Speaking to BBC Radio Tees Sport, the 32-year-old said: "I feel sad all round. It's just a devastating situation.
"It's absolutely heartbreaking to finally hear the news that the medal is going to be stripped and wiped from history."
For Kilty, the loss of his medal is about more than his own personal pride.
"The happiness for me was to win an Olympic medal and give it to my son for him to take it into school and say: 'My dad won an Olympic medal.' I never got to do that.
"The motivation is for the next two and a half years to make sure that job gets done properly next time."
After the release of the news Ujah issued an apology, saying the situation is one he "will regret for the rest of my life". The length of his ban is yet to be decided by the Athletics Integrity Unit.
As Kilty comes to terms with the decision, his thoughts now turn to glory in Paris in two years' time and, whoever he teams up with, he has a clear message for them: obey the rules.
"We get that hammered home by British Athletics and UK Anti-Doping," he said. "They are the rules you have to follow and I have for the last 21 years.
"It's just devastating that other team-mates haven't followed the rules as strictly as the rest of us. And we've been burned by that.
"I am glad CJ has apologised to us, our families and the whole set-up. I'm thankful for the apology but on the other hand the rules are rules.
"When you become a professional athlete, the main thing you sign up for is you are on a one-hour curfew for the rest of your life to provide the address and time you will be available for testing.
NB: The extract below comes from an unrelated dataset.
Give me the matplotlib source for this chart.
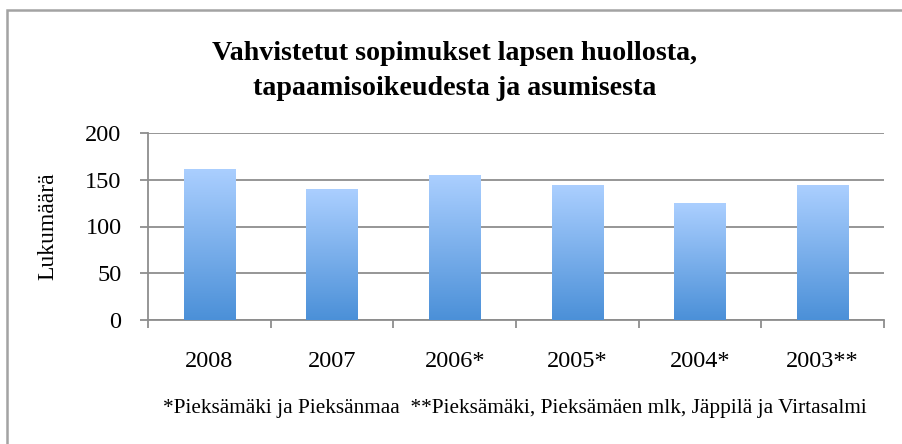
import numpy as np
import matplotlib
matplotlib.use("Agg")
import matplotlib.pyplot as plt
from matplotlib.patches import Rectangle
from matplotlib.colors import LinearSegmentedColormap
import matplotlib.patheffects as pe

years = ["2008", "2007", "2006*", "2005*", "2004*", "2003**"]
counts = [162, 140, 155, 144, 125, 144]
title = "Vahvistetut sopimukset lapsen huollosta,\ntapaamisoikeudesta ja asumisesta"
ylabel = "Lukumäärä"
footnote = "*Pieksämäki ja Pieksänmaa  **Pieksämäki, Pieksämäen mlk, Jäppilä ja Virtasalmi"

plt.rcParams['font.family'] = ['Liberation Serif', 'DejaVu Serif']

W, H = 902, 444
fig = plt.figure(figsize=(W / 100, H / 100), dpi=100)

# outer chart frame (runs off the right/bottom edge like the reference)
frame = Rectangle((6.5 / W, -0.2), 1.2, 1 - 10.5 / H + 0.2, transform=fig.transFigure,
                  fill=False, edgecolor="#a3a3a3", linewidth=1.8)
fig.patches.append(frame)

ax = fig.add_axes([148 / W, 1 - 320 / H, (884 - 148) / W, (320 - 133) / H])
grid_c = "#8e8e8e"

x = np.arange(len(years))
# soft shadow behind the bars
bars = ax.bar(x, counts, width=0.42, color="white", edgecolor="none", zorder=3,
              path_effects=[pe.SimplePatchShadow(offset=(0, -1), shadow_rgbFace="#9a9a9a",
                                                 alpha=0.35), pe.Normal()])

cmap = LinearSegmentedColormap.from_list("bluegrad", ["#4b90d8", "#abcfff"])
grad = np.linspace(0, 1, 256).reshape(-1, 1)
for b in bars:
    x0, y0 = b.get_x(), b.get_y()
    w, h = b.get_width(), b.get_height()
    im = ax.imshow(grad, cmap=cmap, origin="lower", aspect="auto",
                   extent=(x0, x0 + w, y0, y0 + h), zorder=3.5)
    im.set_clip_path(b)

ax.set_xlim(-0.5, len(years) - 0.5)
ax.set_ylim(0, 200)
ax.set_yticks([0, 50, 100, 150, 200])
ax.yaxis.grid(True, color=grid_c, linewidth=1.3)
ax.set_axisbelow(True)

ax.set_xticks(x)
ax.set_xticklabels(years, fontsize=17.5)
ax.set_xticks(np.arange(-0.5, len(years)), minor=True)
ax.tick_params(axis="x", which="major", length=0, pad=22)
ax.tick_params(axis="x", which="minor", length=6, width=1.3, color=grid_c, direction="out")
ax.tick_params(axis="y", length=6, width=1.3, color=grid_c, labelsize=17.5, pad=13)

for s in ["top", "right"]:
    ax.spines[s].set_visible(False)
for s in ["left", "bottom"]:
    ax.spines[s].set_color(grid_c)
    ax.spines[s].set_linewidth(1.3)

fig.text(48 / W, 1 - 226 / H, ylabel, rotation=90, ha="center", va="center", fontsize=17)
fig.text(455 / W, 1 - 71 / H, title, ha="center", va="center", fontsize=20.2,
         fontweight="bold", linespacing=1.55)
fig.text(515 / W, 1 - 408 / H, footnote, ha="center", va="center", fontsize=15.3)

fig.savefig("out.png", dpi=100)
You are responsible for everything that goes into your body – everything. You have to be accountable for that.
It doesn't go through your mind once and it never crossed my mind ever that one of our members failed a test, not in a million years.
Asked whether he thinks Ujah purposefully sought an advantage, Kilty said: "Only CJ knows the truth. Either he took drugs or it was contaminated in his supplements which weren't tested. Either one is not following the rules. So it's his mistake, he's owned up to it. I'm sure he's very regretful for not following the rules as strictly as he should have done."